Había bastantes fans que se veía que solamente habían asistido al festival para ver la presentación de este grupo, pues apenas hubo empezado a tocar, aquello se llenó de almas, más que con cualquier otra agrupación, debo admitirlo. Dos horas, dos, duró la inigualable experiencia sonora y visual; lástima que ya para entonces estábamos bastante mermados después de haber estado parados por más de 10 horas y que tal vez esa circunstancia nos haya impedido disfrutar del grandioso concierto. El set que interpretó el grupo fue desde la sádica Closer, cuyos coros fueron secundados por los abyectos cánticos del público al grito de: "I wanna fuck you like an animal"; pasando por la desenfrenada March of the pigs, la grandiosa Piggy y la magnifica The big come down. En su mayoría, los temas que escurrieron por los altavoces pertenecían a los discos With Teeth, Year Zero, Ghosts I-IV y The slip, que son los últimos cuatro discos editados por el grupo; reconozco mi ignorancia sobre estos materiales, ya que le perdí la pista a NIN desde el disco de The Fragile; empero, supe que se trataba de temas de esos álbumes por los comentarios que hacían algunos de los espectadores, quienes sí eran fanáticos de la banda.
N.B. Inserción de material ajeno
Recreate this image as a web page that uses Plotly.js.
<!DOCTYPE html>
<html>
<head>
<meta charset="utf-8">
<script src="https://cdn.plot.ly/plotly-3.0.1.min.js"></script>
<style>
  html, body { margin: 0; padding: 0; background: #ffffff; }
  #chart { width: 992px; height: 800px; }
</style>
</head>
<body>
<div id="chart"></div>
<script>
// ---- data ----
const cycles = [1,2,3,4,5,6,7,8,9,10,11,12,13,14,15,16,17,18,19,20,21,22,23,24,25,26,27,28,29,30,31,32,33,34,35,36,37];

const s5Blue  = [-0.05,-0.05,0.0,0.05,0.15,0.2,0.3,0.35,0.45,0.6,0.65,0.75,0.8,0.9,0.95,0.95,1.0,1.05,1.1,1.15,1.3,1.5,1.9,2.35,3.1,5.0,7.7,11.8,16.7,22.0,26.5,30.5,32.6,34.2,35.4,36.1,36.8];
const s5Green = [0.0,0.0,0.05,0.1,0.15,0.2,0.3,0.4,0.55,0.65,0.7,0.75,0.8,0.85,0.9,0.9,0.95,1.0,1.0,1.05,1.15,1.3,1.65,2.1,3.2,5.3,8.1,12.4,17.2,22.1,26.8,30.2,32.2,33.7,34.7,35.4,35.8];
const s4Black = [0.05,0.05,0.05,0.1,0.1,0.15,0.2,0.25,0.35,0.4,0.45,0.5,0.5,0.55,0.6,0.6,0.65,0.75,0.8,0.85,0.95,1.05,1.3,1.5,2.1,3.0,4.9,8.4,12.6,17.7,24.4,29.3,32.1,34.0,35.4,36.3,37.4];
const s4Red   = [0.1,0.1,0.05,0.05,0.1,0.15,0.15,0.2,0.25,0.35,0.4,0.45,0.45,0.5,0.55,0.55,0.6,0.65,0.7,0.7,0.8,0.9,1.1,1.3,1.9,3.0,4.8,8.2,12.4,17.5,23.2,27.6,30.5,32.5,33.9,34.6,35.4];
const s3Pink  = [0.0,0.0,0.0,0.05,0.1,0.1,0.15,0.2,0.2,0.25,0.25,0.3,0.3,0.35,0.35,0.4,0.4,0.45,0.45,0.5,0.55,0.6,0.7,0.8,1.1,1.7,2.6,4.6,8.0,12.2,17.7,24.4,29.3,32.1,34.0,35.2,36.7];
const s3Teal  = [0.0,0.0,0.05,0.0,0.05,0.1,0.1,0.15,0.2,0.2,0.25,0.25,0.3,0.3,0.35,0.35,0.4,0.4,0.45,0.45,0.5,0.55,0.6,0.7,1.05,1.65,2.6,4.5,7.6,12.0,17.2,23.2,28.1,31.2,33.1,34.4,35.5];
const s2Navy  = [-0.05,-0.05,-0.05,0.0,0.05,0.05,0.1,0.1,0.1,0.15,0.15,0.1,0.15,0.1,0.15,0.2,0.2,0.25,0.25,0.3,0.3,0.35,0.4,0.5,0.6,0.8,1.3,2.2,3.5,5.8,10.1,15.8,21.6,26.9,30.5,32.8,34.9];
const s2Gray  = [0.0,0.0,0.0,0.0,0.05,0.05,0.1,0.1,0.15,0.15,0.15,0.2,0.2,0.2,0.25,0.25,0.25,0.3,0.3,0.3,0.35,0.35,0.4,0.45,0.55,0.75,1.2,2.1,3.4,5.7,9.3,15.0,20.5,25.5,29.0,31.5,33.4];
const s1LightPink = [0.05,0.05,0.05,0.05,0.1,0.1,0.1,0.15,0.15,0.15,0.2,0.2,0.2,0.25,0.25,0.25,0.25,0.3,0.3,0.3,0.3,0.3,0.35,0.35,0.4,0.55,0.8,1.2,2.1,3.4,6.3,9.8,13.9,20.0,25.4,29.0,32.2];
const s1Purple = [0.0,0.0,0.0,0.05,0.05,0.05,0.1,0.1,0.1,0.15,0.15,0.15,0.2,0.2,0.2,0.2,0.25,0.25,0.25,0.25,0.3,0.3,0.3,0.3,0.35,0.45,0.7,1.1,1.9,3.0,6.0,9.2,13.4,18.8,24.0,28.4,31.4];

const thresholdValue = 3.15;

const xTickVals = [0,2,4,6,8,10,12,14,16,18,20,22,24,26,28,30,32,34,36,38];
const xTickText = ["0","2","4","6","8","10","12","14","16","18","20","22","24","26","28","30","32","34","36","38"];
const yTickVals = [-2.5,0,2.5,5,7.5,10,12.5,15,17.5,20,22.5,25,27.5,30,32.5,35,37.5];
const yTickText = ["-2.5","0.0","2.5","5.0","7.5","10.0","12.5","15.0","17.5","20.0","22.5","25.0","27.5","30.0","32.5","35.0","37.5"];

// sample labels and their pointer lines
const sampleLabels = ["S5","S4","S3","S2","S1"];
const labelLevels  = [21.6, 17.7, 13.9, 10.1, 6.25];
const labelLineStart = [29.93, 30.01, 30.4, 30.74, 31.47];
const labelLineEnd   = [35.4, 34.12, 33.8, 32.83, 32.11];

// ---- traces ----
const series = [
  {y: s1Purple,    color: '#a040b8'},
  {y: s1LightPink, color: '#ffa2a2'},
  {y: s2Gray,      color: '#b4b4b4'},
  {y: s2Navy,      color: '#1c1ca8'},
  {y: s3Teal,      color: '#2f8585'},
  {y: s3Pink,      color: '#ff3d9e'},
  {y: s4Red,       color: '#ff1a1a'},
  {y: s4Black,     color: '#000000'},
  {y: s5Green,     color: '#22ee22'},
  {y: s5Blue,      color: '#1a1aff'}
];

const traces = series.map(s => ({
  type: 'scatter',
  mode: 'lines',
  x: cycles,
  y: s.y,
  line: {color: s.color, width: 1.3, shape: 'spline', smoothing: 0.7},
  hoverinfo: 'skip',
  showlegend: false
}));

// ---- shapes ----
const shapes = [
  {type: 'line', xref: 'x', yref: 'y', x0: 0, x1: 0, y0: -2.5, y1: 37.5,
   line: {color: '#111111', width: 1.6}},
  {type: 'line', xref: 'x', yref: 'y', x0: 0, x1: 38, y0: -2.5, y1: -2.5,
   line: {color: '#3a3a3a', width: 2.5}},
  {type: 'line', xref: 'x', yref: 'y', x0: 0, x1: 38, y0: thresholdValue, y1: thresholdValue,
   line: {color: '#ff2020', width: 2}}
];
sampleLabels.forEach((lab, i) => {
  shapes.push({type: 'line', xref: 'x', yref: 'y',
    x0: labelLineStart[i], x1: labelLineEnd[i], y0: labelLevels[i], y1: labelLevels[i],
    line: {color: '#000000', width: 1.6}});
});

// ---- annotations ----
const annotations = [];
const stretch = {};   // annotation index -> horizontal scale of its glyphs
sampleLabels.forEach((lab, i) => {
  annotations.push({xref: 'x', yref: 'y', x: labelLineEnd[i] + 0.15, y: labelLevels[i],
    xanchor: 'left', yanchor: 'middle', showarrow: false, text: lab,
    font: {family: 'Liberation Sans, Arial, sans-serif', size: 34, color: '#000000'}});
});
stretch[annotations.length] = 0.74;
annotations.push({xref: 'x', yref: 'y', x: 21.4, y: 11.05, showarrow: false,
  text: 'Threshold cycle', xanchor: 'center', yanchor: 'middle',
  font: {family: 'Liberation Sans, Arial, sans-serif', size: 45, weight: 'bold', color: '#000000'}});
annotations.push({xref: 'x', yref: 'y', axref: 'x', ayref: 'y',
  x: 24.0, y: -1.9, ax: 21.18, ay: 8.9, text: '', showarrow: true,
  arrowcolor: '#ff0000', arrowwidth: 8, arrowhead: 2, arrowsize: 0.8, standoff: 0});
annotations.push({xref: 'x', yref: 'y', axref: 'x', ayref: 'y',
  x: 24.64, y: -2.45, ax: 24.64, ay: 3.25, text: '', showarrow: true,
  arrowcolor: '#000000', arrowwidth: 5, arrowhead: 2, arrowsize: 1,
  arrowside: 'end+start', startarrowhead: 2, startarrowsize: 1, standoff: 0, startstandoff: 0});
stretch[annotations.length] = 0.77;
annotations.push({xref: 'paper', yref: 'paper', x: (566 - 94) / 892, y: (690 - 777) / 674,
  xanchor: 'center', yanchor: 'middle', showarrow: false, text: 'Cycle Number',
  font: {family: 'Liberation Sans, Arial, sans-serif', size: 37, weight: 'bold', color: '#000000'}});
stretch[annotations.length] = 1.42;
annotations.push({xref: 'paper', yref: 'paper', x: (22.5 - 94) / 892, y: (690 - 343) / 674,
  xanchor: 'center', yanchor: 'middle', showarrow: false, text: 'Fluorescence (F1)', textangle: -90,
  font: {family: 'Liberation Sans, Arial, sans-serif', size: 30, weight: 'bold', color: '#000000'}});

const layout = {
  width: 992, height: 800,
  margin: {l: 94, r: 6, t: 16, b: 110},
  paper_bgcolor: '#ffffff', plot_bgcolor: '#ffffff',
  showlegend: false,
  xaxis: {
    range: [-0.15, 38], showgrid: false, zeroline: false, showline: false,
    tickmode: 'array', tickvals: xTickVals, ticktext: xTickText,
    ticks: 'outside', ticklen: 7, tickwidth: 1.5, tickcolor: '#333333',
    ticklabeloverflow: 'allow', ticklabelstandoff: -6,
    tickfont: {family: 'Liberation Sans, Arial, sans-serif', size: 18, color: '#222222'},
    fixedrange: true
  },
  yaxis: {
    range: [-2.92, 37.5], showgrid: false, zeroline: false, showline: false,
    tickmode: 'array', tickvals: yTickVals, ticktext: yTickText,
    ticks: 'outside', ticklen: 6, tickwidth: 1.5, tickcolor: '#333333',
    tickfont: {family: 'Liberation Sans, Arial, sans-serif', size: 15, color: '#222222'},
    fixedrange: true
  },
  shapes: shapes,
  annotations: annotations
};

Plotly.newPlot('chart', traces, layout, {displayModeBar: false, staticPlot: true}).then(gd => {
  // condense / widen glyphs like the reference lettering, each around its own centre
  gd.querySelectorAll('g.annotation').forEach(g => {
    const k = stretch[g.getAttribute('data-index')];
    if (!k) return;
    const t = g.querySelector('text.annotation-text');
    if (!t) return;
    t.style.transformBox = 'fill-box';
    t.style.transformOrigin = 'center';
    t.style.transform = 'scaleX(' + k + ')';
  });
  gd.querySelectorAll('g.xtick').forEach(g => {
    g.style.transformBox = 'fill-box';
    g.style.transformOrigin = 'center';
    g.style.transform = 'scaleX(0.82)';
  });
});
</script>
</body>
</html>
Todo funcionó a la perfección. Todo cuadró. La banda de Trent Reznor fue la que mejor sonorización tuvo, esto es, la que sonó mejor en términos de ecualización, pues al parecer todo estaba dispuesto para su presentación y los demás grupos tenían que adaptarse a esa circunstancia. A todo momento, el espectáculo sorprendía y complacía. Nos llevamos un muy grato sabor de boca, que nos dejó una grandísima banda, ya clásica, que vino a estos confines de jodidez y marginación para que viéramos lo que es amar a Dios en tierra de indios. Totalmente molidos, pero muy satisfechos, nos retiramos del lugar.



Todo valió la pena y, al menos yo, repetiría sin vacilar la experiencia de Nine Inch Nails, pero sobre todo la de los Flaming Lips.